Task brief:
What is needed is an exact copy of the lines from the line containing "Write a Python" to the line containing "s = rx_scale[i]", both lines included, and nothing else.

Records with drawing code
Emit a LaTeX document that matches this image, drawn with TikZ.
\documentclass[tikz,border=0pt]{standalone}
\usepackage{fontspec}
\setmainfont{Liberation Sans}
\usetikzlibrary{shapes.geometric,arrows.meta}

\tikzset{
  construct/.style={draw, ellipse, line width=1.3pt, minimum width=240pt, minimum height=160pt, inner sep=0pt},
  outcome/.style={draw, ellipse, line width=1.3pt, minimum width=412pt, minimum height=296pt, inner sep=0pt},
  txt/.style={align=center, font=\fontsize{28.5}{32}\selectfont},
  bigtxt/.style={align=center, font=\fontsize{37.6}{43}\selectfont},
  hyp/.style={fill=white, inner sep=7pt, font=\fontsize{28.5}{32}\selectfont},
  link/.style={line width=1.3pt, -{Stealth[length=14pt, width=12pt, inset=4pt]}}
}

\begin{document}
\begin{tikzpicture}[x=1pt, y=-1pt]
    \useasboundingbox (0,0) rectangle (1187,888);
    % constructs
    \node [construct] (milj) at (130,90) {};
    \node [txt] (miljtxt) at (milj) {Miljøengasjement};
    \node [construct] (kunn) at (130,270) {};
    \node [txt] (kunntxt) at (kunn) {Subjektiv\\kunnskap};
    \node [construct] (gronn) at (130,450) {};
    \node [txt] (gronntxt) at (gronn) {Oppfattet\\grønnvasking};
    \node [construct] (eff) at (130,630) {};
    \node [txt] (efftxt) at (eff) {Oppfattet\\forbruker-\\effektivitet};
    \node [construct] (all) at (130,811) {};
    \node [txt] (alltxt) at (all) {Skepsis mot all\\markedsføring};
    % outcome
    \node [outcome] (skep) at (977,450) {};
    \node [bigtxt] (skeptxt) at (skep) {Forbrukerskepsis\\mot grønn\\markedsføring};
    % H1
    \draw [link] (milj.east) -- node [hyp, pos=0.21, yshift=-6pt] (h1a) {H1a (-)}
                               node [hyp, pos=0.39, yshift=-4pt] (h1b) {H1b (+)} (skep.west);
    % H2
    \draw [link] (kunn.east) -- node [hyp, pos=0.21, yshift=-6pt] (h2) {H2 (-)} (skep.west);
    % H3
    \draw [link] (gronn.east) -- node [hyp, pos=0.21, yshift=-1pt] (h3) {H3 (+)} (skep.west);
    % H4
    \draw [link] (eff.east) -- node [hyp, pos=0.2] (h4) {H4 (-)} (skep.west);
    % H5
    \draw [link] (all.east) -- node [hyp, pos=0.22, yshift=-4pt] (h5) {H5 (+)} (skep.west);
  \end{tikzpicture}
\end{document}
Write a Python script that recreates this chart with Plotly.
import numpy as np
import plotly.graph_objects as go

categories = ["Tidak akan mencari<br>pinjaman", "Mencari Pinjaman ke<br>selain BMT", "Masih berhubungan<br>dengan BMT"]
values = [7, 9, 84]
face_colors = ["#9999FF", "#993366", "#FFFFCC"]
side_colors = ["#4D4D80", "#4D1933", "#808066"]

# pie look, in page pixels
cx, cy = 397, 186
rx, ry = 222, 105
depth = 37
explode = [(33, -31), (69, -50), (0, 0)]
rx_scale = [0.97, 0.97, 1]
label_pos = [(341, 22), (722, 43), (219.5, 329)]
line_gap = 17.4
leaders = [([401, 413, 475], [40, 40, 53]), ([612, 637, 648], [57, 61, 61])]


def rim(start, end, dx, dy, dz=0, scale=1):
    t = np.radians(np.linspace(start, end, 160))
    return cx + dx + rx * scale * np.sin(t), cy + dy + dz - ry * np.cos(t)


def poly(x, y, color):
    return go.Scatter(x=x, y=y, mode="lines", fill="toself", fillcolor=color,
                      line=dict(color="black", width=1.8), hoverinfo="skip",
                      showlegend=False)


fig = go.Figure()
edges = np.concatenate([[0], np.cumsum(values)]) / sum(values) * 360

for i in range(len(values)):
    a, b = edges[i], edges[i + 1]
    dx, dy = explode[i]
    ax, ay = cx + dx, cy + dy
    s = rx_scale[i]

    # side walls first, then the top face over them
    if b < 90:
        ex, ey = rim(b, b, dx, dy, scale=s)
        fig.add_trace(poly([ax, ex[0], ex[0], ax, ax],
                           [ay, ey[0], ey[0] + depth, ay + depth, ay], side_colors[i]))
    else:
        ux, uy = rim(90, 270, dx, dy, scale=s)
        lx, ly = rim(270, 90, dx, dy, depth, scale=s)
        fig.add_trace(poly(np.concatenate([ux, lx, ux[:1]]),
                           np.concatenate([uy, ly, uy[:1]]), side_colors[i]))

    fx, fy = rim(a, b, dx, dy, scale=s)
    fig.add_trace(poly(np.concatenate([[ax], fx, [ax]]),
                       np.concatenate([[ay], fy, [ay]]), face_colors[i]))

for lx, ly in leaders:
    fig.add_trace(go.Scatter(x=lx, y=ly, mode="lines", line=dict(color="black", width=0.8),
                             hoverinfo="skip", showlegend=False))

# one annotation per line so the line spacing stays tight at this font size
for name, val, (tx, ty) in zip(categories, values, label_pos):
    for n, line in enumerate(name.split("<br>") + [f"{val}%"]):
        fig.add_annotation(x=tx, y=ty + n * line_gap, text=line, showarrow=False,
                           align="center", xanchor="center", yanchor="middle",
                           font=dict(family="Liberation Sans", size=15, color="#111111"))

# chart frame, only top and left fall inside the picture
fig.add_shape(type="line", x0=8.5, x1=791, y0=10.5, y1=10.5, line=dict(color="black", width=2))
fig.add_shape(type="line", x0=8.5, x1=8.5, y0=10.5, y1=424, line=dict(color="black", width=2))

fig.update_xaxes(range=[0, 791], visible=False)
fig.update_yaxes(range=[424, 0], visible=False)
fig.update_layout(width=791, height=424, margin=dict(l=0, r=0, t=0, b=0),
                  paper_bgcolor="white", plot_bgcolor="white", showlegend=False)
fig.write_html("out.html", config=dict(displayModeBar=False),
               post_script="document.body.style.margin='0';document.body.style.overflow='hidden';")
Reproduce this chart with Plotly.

Exercise answer:
Write a Python script that recreates this chart with Plotly.
import numpy as np
import plotly.graph_objects as go

categories = ["Tidak akan mencari<br>pinjaman", "Mencari Pinjaman ke<br>selain BMT", "Masih berhubungan<br>dengan BMT"]
values = [7, 9, 84]
face_colors = ["#9999FF", "#993366", "#FFFFCC"]
side_colors = ["#4D4D80", "#4D1933", "#808066"]

# pie look, in page pixels
cx, cy = 397, 186
rx, ry = 222, 105
depth = 37
explode = [(33, -31), (69, -50), (0, 0)]
rx_scale = [0.97, 0.97, 1]
label_pos = [(341, 22), (722, 43), (219.5, 329)]
line_gap = 17.4
leaders = [([401, 413, 475], [40, 40, 53]), ([612, 637, 648], [57, 61, 61])]


def rim(start, end, dx, dy, dz=0, scale=1):
    t = np.radians(np.linspace(start, end, 160))
    return cx + dx + rx * scale * np.sin(t), cy + dy + dz - ry * np.cos(t)


def poly(x, y, color):
    return go.Scatter(x=x, y=y, mode="lines", fill="toself", fillcolor=color,
                      line=dict(color="black", width=1.8), hoverinfo="skip",
                      showlegend=False)


fig = go.Figure()
edges = np.concatenate([[0], np.cumsum(values)]) / sum(values) * 360

for i in range(len(values)):
    a, b = edges[i], edges[i + 1]
    dx, dy = explode[i]
    ax, ay = cx + dx, cy + dy
    s = rx_scale[i]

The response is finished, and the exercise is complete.